* _WHAT NEEDS TO BE DONE_: Could you repeat the records below exactly, leaving out any pictures?

#### MATERIAL FOR THE TASK ####

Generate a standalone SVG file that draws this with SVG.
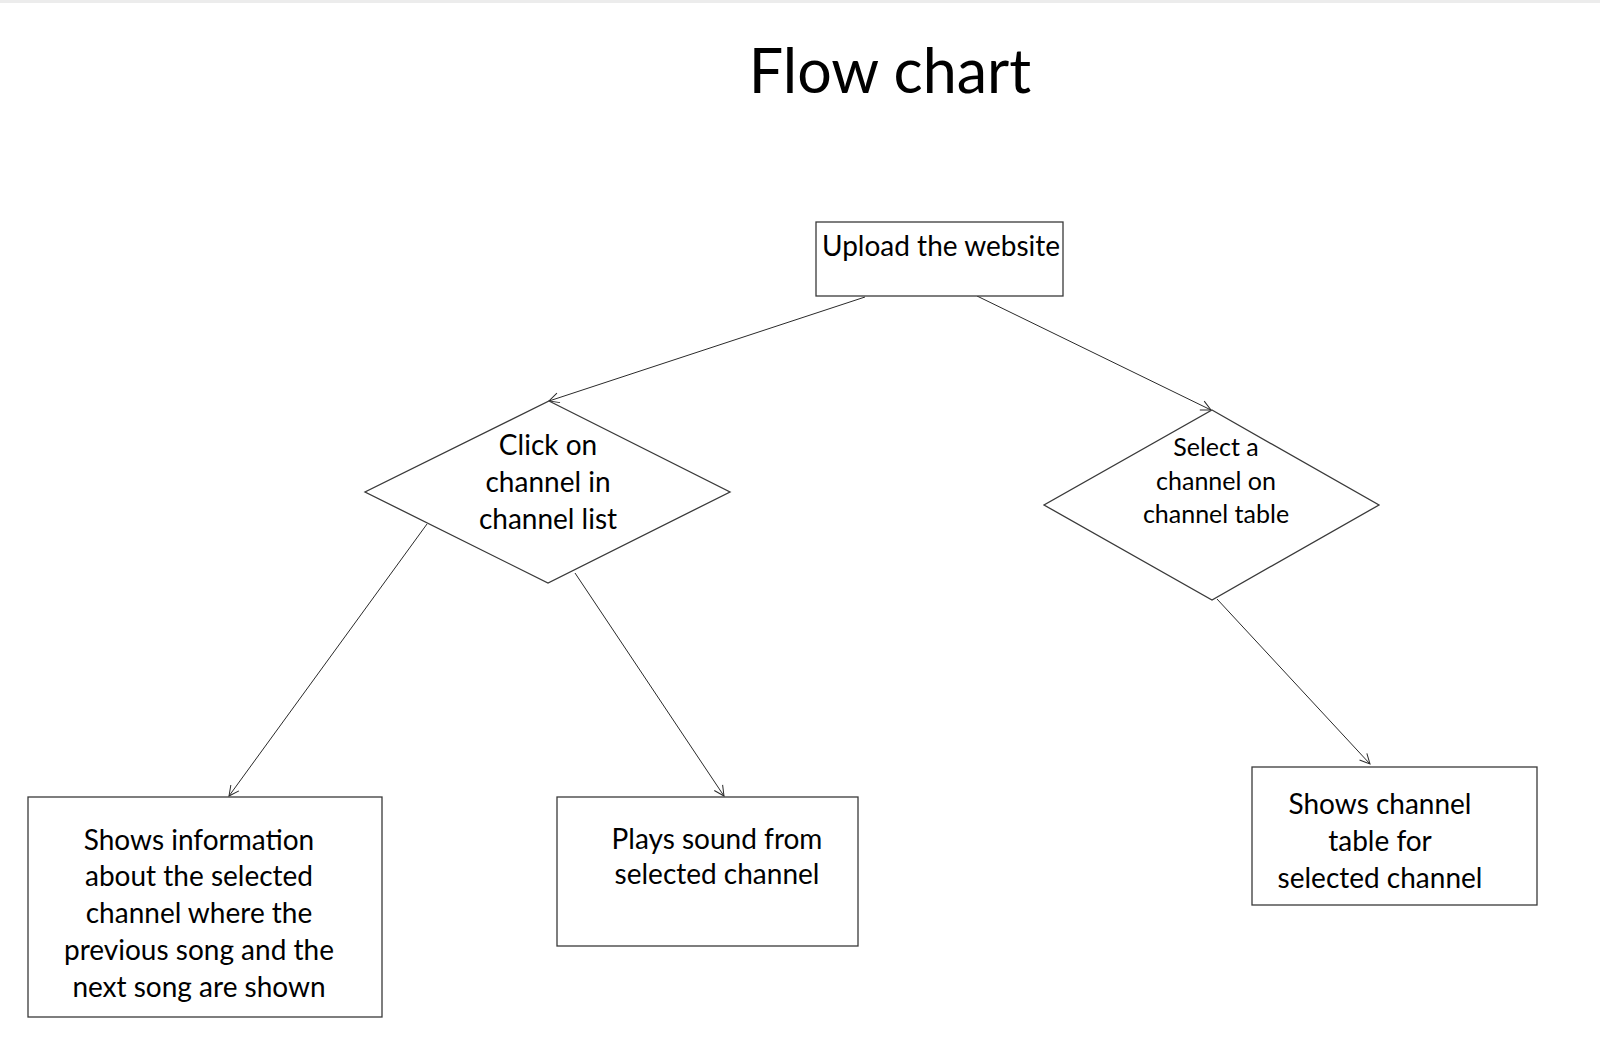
<svg xmlns="http://www.w3.org/2000/svg" width="1600" height="1046" viewBox="0 0 1600 1046">
  <defs>
    <style>
      .bg { fill: #ffffff; }
      .shape { fill: #ffffff; stroke: #3a3a3a; stroke-width: 1.3; }
      .edge { fill: none; stroke: #2a2a2a; stroke-width: 1; }
      .lbl { font-family: Lato, "Open Sans", "Liberation Sans", sans-serif; fill: #000; text-anchor: middle; }
      .t30 { font-size: 28px; }
      .t26 { font-size: 25px; }
      .title { font-family: Lato, "Open Sans", "Liberation Sans", sans-serif; font-size: 61px; fill: #000; text-anchor: middle; }
    </style>
    <marker id="arrow" viewBox="0 0 12 12" refX="11" refY="6" markerWidth="12" markerHeight="12" markerUnits="userSpaceOnUse" orient="auto">
      <path d="M1,1 L11,6 L1,11" fill="none" stroke="#2a2a2a" stroke-width="1"/>
    </marker>
  </defs>
  <rect class="bg" x="0" y="0" width="1600" height="1046"/>
  <rect x="0" y="0" width="1600" height="3" fill="#ececec"/>

  <text class="title" x="890" y="93">Flow chart</text>

  <g id="connectors">
    <line class="edge" x1="865" y1="297" x2="549" y2="401" marker-end="url(#arrow)"/>
    <line class="edge" x1="977" y1="296" x2="1211" y2="410" marker-end="url(#arrow)"/>
    <line class="edge" x1="427" y1="524" x2="229" y2="796" marker-end="url(#arrow)"/>
    <line class="edge" x1="575" y1="573" x2="724" y2="796" marker-end="url(#arrow)"/>
    <line class="edge" x1="1217" y1="599" x2="1370" y2="764" marker-end="url(#arrow)"/>
  </g>

  <g id="node-upload">
    <rect class="shape" x="816" y="222" width="247" height="74"/>
    <text class="lbl t30" x="941" y="256">Upload the website</text>
  </g>

  <g id="node-click-channel">
    <polygon class="shape" points="549,401 730,492 548,583 365,492"/>
    <text class="lbl t30" x="548" y="455">Click on</text>
    <text class="lbl t30" x="548" y="492">channel in</text>
    <text class="lbl t30" x="548" y="529">channel list</text>
  </g>

  <g id="node-select-channel">
    <polygon class="shape" points="1212,410 1379,505 1212,600 1044,505"/>
    <text class="lbl t26" x="1216" y="456">Select a</text>
    <text class="lbl t26" x="1216" y="490">channel on</text>
    <text class="lbl t26" x="1216" y="523">channel table</text>
  </g>

  <g id="node-show-info">
    <rect class="shape" x="28" y="797" width="354" height="220"/>
    <text class="lbl t30" x="199" y="850">Shows information</text>
    <text class="lbl t30" x="199" y="886">about the selected</text>
    <text class="lbl t30" x="199" y="923">channel where the</text>
    <text class="lbl t30" x="199" y="960">previous song and the</text>
    <text class="lbl t30" x="199" y="997">next song are shown</text>
  </g>

  <g id="node-play-sound">
    <rect class="shape" x="557" y="797" width="301" height="149"/>
    <text class="lbl t30" x="717" y="849">Plays sound from</text>
    <text class="lbl t30" x="717" y="884">selected channel</text>
  </g>

  <g id="node-channel-table">
    <rect class="shape" x="1252" y="767" width="285" height="138"/>
    <text class="lbl t30" x="1380" y="814">Shows channel</text>
    <text class="lbl t30" x="1380" y="851">table for</text>
    <text class="lbl t30" x="1380" y="888">selected channel</text>
  </g>
</svg>
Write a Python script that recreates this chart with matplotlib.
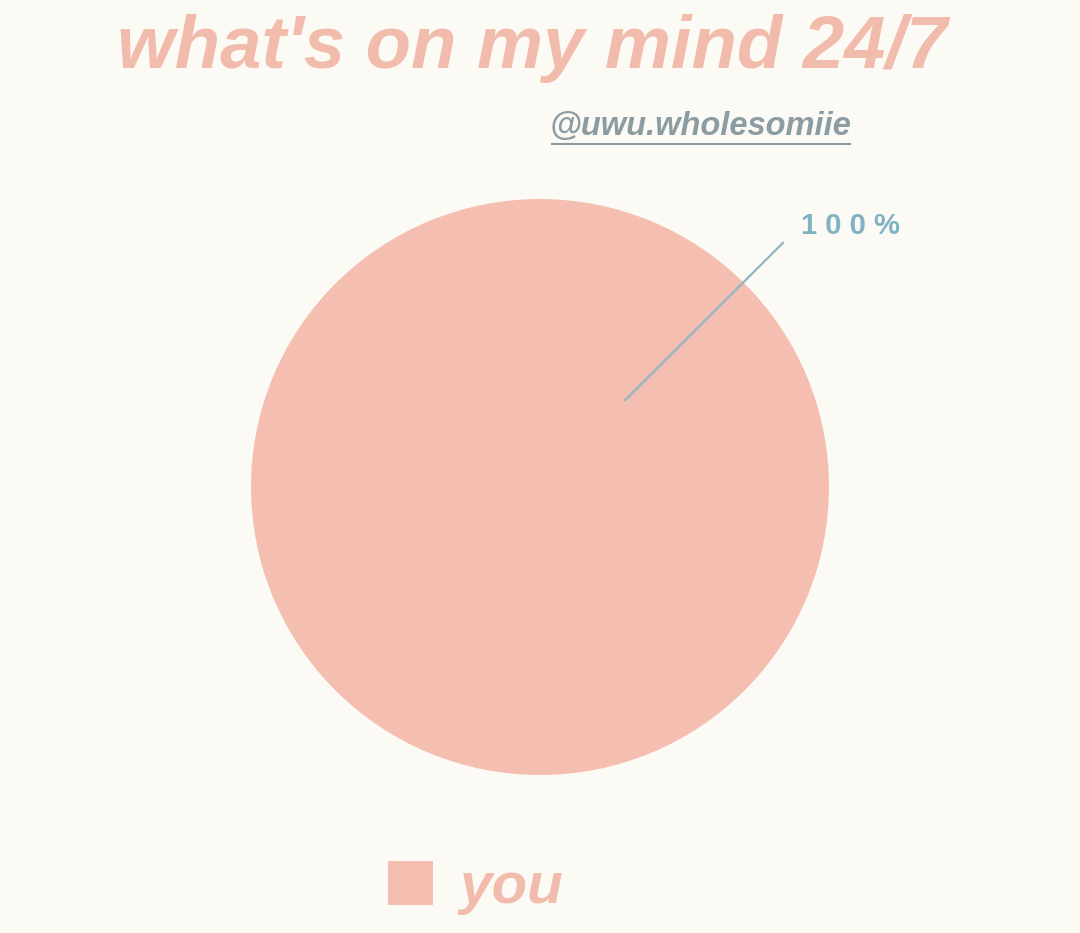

####

* _FINAL RESULT_:
Generate a standalone SVG file that draws this with SVG.
<svg xmlns="http://www.w3.org/2000/svg" width="1600" height="1046" viewBox="0 0 1600 1046">
  <defs>
    <style>
      .bg { fill: #ffffff; }
      .shape { fill: #ffffff; stroke: #3a3a3a; stroke-width: 1.3; }
      .edge { fill: none; stroke: #2a2a2a; stroke-width: 1; }
      .lbl { font-family: Lato, "Open Sans", "Liberation Sans", sans-serif; fill: #000; text-anchor: middle; }
      .t30 { font-size: 28px; }
      .t26 { font-size: 25px; }
      .title { font-family: Lato, "Open Sans", "Liberation Sans", sans-serif; font-size: 61px; fill: #000; text-anchor: middle; }
    </style>
    <marker id="arrow" viewBox="0 0 12 12" refX="11" refY="6" markerWidth="12" markerHeight="12" markerUnits="userSpaceOnUse" orient="auto">
      <path d="M1,1 L11,6 L1,11" fill="none" stroke="#2a2a2a" stroke-width="1"/>
    </marker>
  </defs>
  <rect class="bg" x="0" y="0" width="1600" height="1046"/>
  <rect x="0" y="0" width="1600" height="3" fill="#ececec"/>

  <text class="title" x="890" y="93">Flow chart</text>

  <g id="connectors">
    <line class="edge" x1="865" y1="297" x2="549" y2="401" marker-end="url(#arrow)"/>
    <line class="edge" x1="977" y1="296" x2="1211" y2="410" marker-end="url(#arrow)"/>
    <line class="edge" x1="427" y1="524" x2="229" y2="796" marker-end="url(#arrow)"/>
    <line class="edge" x1="575" y1="573" x2="724" y2="796" marker-end="url(#arrow)"/>
    <line class="edge" x1="1217" y1="599" x2="1370" y2="764" marker-end="url(#arrow)"/>
  </g>

  <g id="node-upload">
    <rect class="shape" x="816" y="222" width="247" height="74"/>
    <text class="lbl t30" x="941" y="256">Upload the website</text>
  </g>

  <g id="node-click-channel">
    <polygon class="shape" points="549,401 730,492 548,583 365,492"/>
    <text class="lbl t30" x="548" y="455">Click on</text>
    <text class="lbl t30" x="548" y="492">channel in</text>
    <text class="lbl t30" x="548" y="529">channel list</text>
  </g>

  <g id="node-select-channel">
    <polygon class="shape" points="1212,410 1379,505 1212,600 1044,505"/>
    <text class="lbl t26" x="1216" y="456">Select a</text>
    <text class="lbl t26" x="1216" y="490">channel on</text>
    <text class="lbl t26" x="1216" y="523">channel table</text>
  </g>

  <g id="node-show-info">
    <rect class="shape" x="28" y="797" width="354" height="220"/>
    <text class="lbl t30" x="199" y="850">Shows information</text>
    <text class="lbl t30" x="199" y="886">about the selected</text>
    <text class="lbl t30" x="199" y="923">channel where the</text>
    <text class="lbl t30" x="199" y="960">previous song and the</text>
    <text class="lbl t30" x="199" y="997">next song are shown</text>
  </g>

  <g id="node-play-sound">
    <rect class="shape" x="557" y="797" width="301" height="149"/>
    <text class="lbl t30" x="717" y="849">Plays sound from</text>
    <text class="lbl t30" x="717" y="884">selected channel</text>
  </g>

  <g id="node-channel-table">
    <rect class="shape" x="1252" y="767" width="285" height="138"/>
    <text class="lbl t30" x="1380" y="814">Shows channel</text>
    <text class="lbl t30" x="1380" y="851">table for</text>
    <text class="lbl t30" x="1380" y="888">selected channel</text>
  </g>
</svg>
Write a Python script that recreates this chart with matplotlib.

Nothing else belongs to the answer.